Wut im Bauch :: Niedeckens Lust- und Frust-Kosmos

BAP Pik Sibbe (Electrolo 827 343.2) Eine BAP-Platte im Sommer, kann dos gutgehen? Gibt es in der warmen Jahreszeit genug offene Ohren, die dem Tiefsinns-Matadoren Niedecken zuhören wollen, genug Traditionalisten, die von Gitarrist „Major“ Heuser an die guten alten Stones erinnert werden möchten? Anders gefragt: Paßt diese Platte in unsere Erwartungen?

PIK SIBBE, das elfte Album der „Sibbe“-Mann-Band, beantwortet zumindest die letzte Frage mit einem klaren Nein. Niedeckens Frust- und Lustkosmos hat sich wieder mal ins Schwarze verfärbt, und er hat mit der Vorab-Single „Widderlich“ der Welt noch mal klargemacht, was er von den Politikern hält: nämlich gar nichts. Damit steht der gute Mann ja nicht alleine da, aber aus seinen Worten spricht eine so tiefe moralische Entrüstung und Wut, als habe er die Politikverdrossenheit erst vor ein paar Tagen entdeckt.

In den Balladen des neuen Albums sieht man schon die Feuerzeuge aufleuchten, sieht die BAPtisten in Niedeckens melancholischem Timbre versinken. Man weiß zwar nie genau, ob sich der Dylan der Kölner Südstadt gerade an seiner Umwelt stößt oder mehr an seinem eigenen Frust: Aber wenn er die Welt um sich herum nicht mehr kapiert, sucht er sein Heil im privaten Liebesglück. „Näher Zu Mir“ ist in dieser Hinsicht das vielleicht ehrlichste Lied auf „Pik Sibbe“, und ein musikalisches As dazu: Der Song bebt vor rhythmischer Spannung, „Major“ Heuser spielt die Gitarre mit ungewöhnlicher Härte, und Niedecken sucht im sinisteren Sprechgesang nach Orientierung.

In solchen Momenten fallen dem Denker wirklich bestechend klare Worte ein: „Wenn Träne rückwärts fleeße, wenn kei Jeföhl mieh stührt, dann weede mir die Monster, die die Ignoranz iebierf.“ Manch selbstkritische Zeile findet sich hier, viel Persönliches, auch Banales („Naachtigall“), aber wenig Zuversichtliches.

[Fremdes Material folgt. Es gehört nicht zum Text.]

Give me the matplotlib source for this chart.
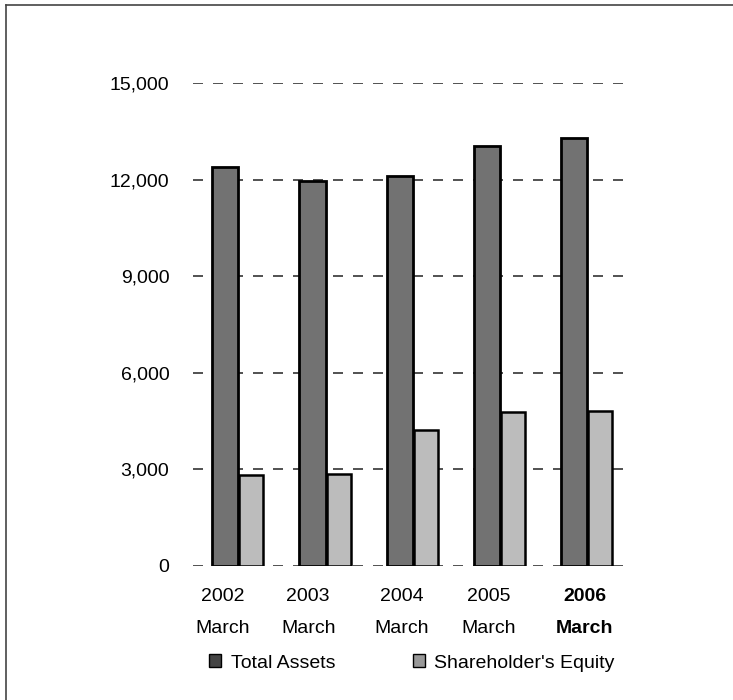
import matplotlib.pyplot as plt
from matplotlib.patches import Patch
from matplotlib.lines import Line2D
import numpy as np

plt.rcParams['font.family'] = ['Liberation Sans', 'DejaVu Sans']

# Данные
years = ['2002', '2003', '2004', '2005', '2006']
total_assets = [12400, 11950, 12100, 13050, 13300]
equity = [2830, 2850, 4220, 4790, 4800]
y_ticks = [0, 3000, 6000, 9000, 12000, 15000]

x = np.arange(len(years))
w = 0.30
label_shift = [-0.18, -0.20, -0.13, -0.13, -0.03]  # подписи чуть левее центра групп

fig = plt.figure(figsize=(7.33, 7.0), dpi=100)
ax = fig.add_axes([193 / 733, 1 - 566 / 700, (630 - 193) / 733, (566 - 83) / 700])

ax.bar(x - w / 2, total_assets, w, color='#727272', edgecolor='black', lw=2, zorder=3)
ax.bar(x + w / 2, equity, w * 0.92, color='#bcbcbc', edgecolor='black', lw=1.8, zorder=3)

ax.set_ylim(0, 15000)
ax.set_xlim(-0.52, 4.49)
ax.set_yticks(y_ticks)
ax.set_yticklabels([f'{v:,}' for v in y_ticks], fontsize=14)
ax.yaxis.grid(True, ls=(0, (6, 6)), color='#333333', lw=1.2)
ax.set_axisbelow(True)
ax.tick_params(axis='y', length=0, pad=17)
ax.tick_params(axis='x', length=0, pad=16)

ax.set_xticks(x + np.array(label_shift))
labels = ax.set_xticklabels([f'{y}\nMarch' for y in years], fontsize=14, linespacing=2.15)
labels[-1].set_fontweight('bold')

for s in ax.spines.values():
    s.set_visible(False)

# Легенда
handles = [Patch(facecolor='#444444', edgecolor='black', label='Total Assets'),
           Patch(facecolor='#999999', edgecolor='black', label="Shareholder's Equity")]
fig.legend(handles=handles, loc='center', bbox_to_anchor=(412 / 733, 1 - 663 / 700),
           ncol=2, frameon=False, fontsize=14, handlelength=0.6, handleheight=0.6,
           handletextpad=0.5, columnspacing=4.0)

# Рамка сверху и слева
fig.add_artist(Line2D([6 / 733, 1], [1 - 5 / 700, 1 - 5 / 700], transform=fig.transFigure, color='#444444', lw=1.2))
fig.add_artist(Line2D([6 / 733, 6 / 733], [0, 1 - 5 / 700], transform=fig.transFigure, color='#444444', lw=1.2))

fig.savefig('out.png', dpi=100)
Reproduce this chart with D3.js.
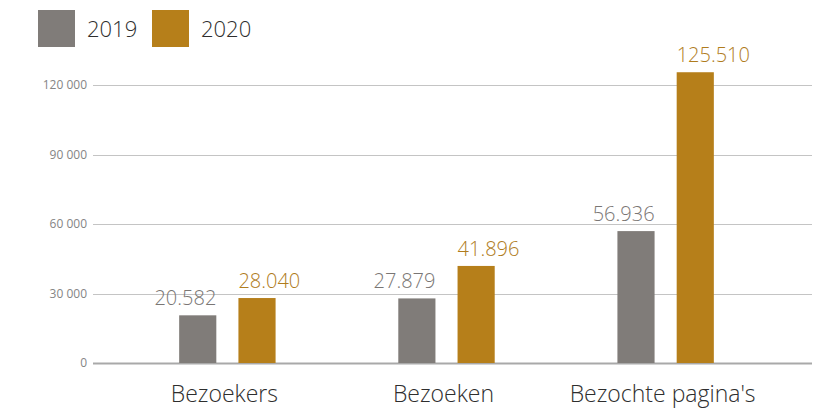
<!DOCTYPE html>
<html>
<head>
<meta charset="utf-8">
<script src="https://d3js.org/d3.v7.min.js"></script>
<style>
  body { margin: 0; background: #fff; }
  text { font-family: "Open Sans", Lato, sans-serif; font-weight: 300; }
</style>
</head>
<body>
<div id="chart"></div>
<script>
  // data
  var categories = ["Bezoekers", "Bezoeken", "Bezochte pagina's"];
  var years = ["2019", "2020"];
  var values2019 = [20582, 27879, 56936];
  var values2020 = [28040, 41896, 125510];
  var valueLabels2019 = ["20.582", "27.879", "56.936"];
  var valueLabels2020 = ["28.040", "41.896", "125.510"];
  var yTicks = [0, 30000, 60000, 90000, 120000];
  var yTickLabels = ["0", "30 000", "60 000", "90 000", "120 000"];

  var colors = {"2019": "#807c79", "2020": "#b67f1a"};
  var labelColors = {"2019": "#7a7674", "2020": "#b07c1c"};

  var width = 830, height = 419;

  var svg = d3.select("#chart")
    .append("svg")
      .attr("width", width)
      .attr("height", height);

  // scales
  var y = d3.scaleLinear()
    .domain([0, 120000])
    .range([363, 85]);

  var x0 = d3.scaleBand()
    .domain(categories)
    .range([120, 773])
    .paddingInner(0.56)
    .paddingOuter(0.27);

  var x1 = d3.scaleBand()
    .domain(years)
    .range([0, x0.bandwidth()])
    .paddingInner(0.373)
    .paddingOuter(0);

  // table for the bars
  var rows = [];
  categories.forEach(function(c, i) {
    rows.push({cat: c, year: "2019", value: values2019[i], label: valueLabels2019[i]});
    rows.push({cat: c, year: "2020", value: values2020[i], label: valueLabels2020[i]});
  });

  // grid lines
  var grid = svg.append("g");
  grid.selectAll("line")
    .data(yTicks)
    .enter()
    .append("line")
      .attr("x1", 93)
      .attr("x2", 812)
      .attr("y1", function(d) { return Math.round(y(d)) + 0.5; })
      .attr("y2", function(d) { return Math.round(y(d)) + 0.5; })
      .attr("stroke", function(d) { return d === 0 ? "#a9a9a9" : "#c4c4c4"; })
      .attr("stroke-width", function(d) { return d === 0 ? 2 : 1; });

  // y axis labels
  var yAxis = d3.axisLeft(y)
    .tickValues(yTicks)
    .tickFormat(function(d, i) { return yTickLabels[i]; })
    .tickSize(0)
    .tickPadding(0);

  var yg = svg.append("g")
    .attr("transform", "translate(87,0)")
    .call(yAxis);
  yg.select(".domain").remove();
  yg.selectAll("text")
    .attr("fill", "#858585")
    .style("font-size", "12px")
    .style("font-family", "'Open Sans', sans-serif")
    .style("font-weight", "400");

  // bars
  svg.append("g")
    .selectAll("rect")
    .data(rows)
    .enter()
    .append("rect")
      .attr("x", function(d) { return x0(d.cat) + x1(d.year); })
      .attr("y", function(d) { return y(d.value); })
      .attr("width", x1.bandwidth())
      .attr("height", function(d) { return y(0) - y(d.value); })
      .attr("fill", function(d) { return colors[d.year]; });

  // value labels
  svg.append("g")
    .selectAll("text")
    .data(rows)
    .enter()
    .append("text")
      .attr("x", function(d) {
        return d.year === "2019" ? x0(d.cat) + x1(d.year) + x1.bandwidth() : x0(d.cat) + x1(d.year);
      })
      .attr("y", function(d) { return y(d.value) - 10; })
      .attr("text-anchor", function(d) { return d.year === "2019" ? "end" : "start"; })
      .attr("fill", function(d) { return labelColors[d.year]; })
      .style("font-size", "20px")
      .text(function(d) { return d.label; });

  // category labels
  svg.append("g")
    .selectAll("text")
    .data(categories)
    .enter()
    .append("text")
      .attr("x", function(d) { return x0(d) + x0.bandwidth() / 2 - 3; })
      .attr("y", 402)
      .attr("text-anchor", "middle")
      .attr("fill", "#2e2e2e")
      .style("font-size", "23px")
      .text(function(d) { return d; });

  // legend
  var legend = svg.append("g")
    .selectAll("g")
    .data(years)
    .enter()
    .append("g")
      .attr("transform", function(d, i) { return "translate(" + (38 + i * 114) + ",10)"; });

  legend.append("rect")
    .attr("width", 37)
    .attr("height", 37)
    .attr("fill", function(d) { return colors[d]; });

  legend.append("text")
    .attr("x", 49)
    .attr("y", 27)
    .attr("fill", "#2e2e2e")
    .style("font-size", "22px")
    .text(function(d) { return d; });
</script>
</body>
</html>
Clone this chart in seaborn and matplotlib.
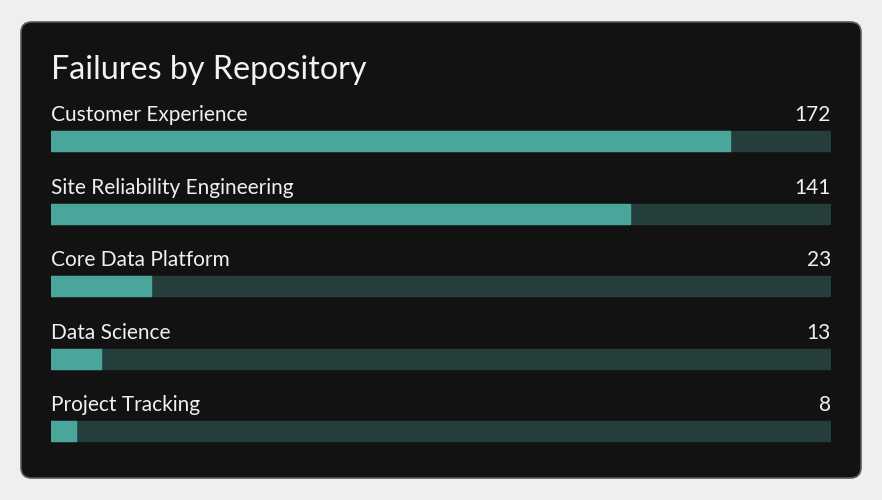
import matplotlib
matplotlib.use("Agg")
import matplotlib.pyplot as plt
from matplotlib.patches import FancyBboxPatch
import seaborn as sns
import pandas as pd

# ---- data ----
repos = ["Customer Experience", "Site Reliability Engineering", "Core Data Platform",
         "Data Science", "Project Tracking"]
failures = [172, 141, 23, 13, 8]
fill_share = [0.870, 0.742, 0.128, 0.064, 0.032]   # bar fill fraction
title = "Failures by Repository"

df = pd.DataFrame({"repo": repos, "failures": failures, "share": fill_share,
                   "track": [1.0] * len(repos)})

W, H = 882, 500
sns.set_theme(style="white")
plt.rcParams["font.family"] = ["Lato", "DejaVu Sans"]

fig = plt.figure(figsize=(W / 100, H / 100), dpi=100)
fig.patch.set_facecolor("#efefef")

# card
card = FancyBboxPatch((21 / W, 22 / H), 840 / W, 456 / H,
                      boxstyle="round,pad=0,rounding_size=0.012",
                      transform=fig.transFigure, facecolor="#121212",
                      edgecolor="#5a5a5a", linewidth=1.2, mutation_aspect=W / H,
                      zorder=-10)
fig.patches.append(card)

fig.text(51 / W, 1 - 70 / H, title, color="#f2f2f2", fontsize=23.2,
         ha="left", va="center", family=["Lato", "DejaVu Sans"])

# axes spanning the bar area
top_px, bot_px = 95, 460
left_px, right_px = 51, 831
ax = fig.add_axes([left_px / W, 1 - bot_px / H, (right_px - left_px) / W,
                   (bot_px - top_px) / H])
ax.set_facecolor("none")
ax.set_zorder(5)

bar_h = 20 / 72.5
sns.barplot(data=df, y="repo", x="track", orient="h", color="#263e3b",
            saturation=1, width=bar_h, ax=ax)
sns.barplot(data=df, y="repo", x="share", orient="h", color="#4aa59a",
            saturation=1, width=bar_h, ax=ax)
for p in ax.patches:
    p.set_edgecolor(p.get_facecolor())
    p.set_linewidth(1.0)
    p.set_joinstyle("round")

ax.set_xlim(0, 1)
ax.set_ylim(4 + 29 / 72.5, -46 / 72.5)
for i, (r, v) in enumerate(zip(repos, failures)):
    ax.text(0, i - 26 / 72.5, r, color="#f0f0f0", fontsize=15, ha="left", va="center")
    ax.text(1, i - 26 / 72.5, str(v), color="#f0f0f0", fontsize=15, ha="right", va="center")

ax.set_xlabel("")
ax.set_ylabel("")
ax.set_xticks([])
ax.set_yticks([])
for s in ax.spines.values():
    s.set_visible(False)

fig.savefig("out.png", dpi=100, facecolor=fig.get_facecolor())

Im Gegensatz dazu klingt die Musik entspannter als je zuvor. „Keine Gastmusiker!“ hieß diesmal das Motto. In den Maffay-Studios am Starnberger See wollten es die Sieben von 6AP ganz alleine wissen. Das Ergebnis kann sich hören lassen, vor allem der Sound ist außergewöhnlich klar und für BAP-Verhältnisse geradezu rauh. Neben den typischen Rock- und R&B-Nummern gestatteten sich BAP auch ein paar stilistische Ausflüge: Bei „Wofür“ greift Folk-Fon Niedecken zur Mundharmonika, auf „Om Naass Asphalt“ singt er einen lupenreinen Blues, versucht sich mit „Queen Vun Da Ihrestrooss“ am Bar-Jazz, während „Paar Daach Früher“ schon gefährlich nah an die Süßlichkeit der Caro-Kaffee-Werbung grenzt.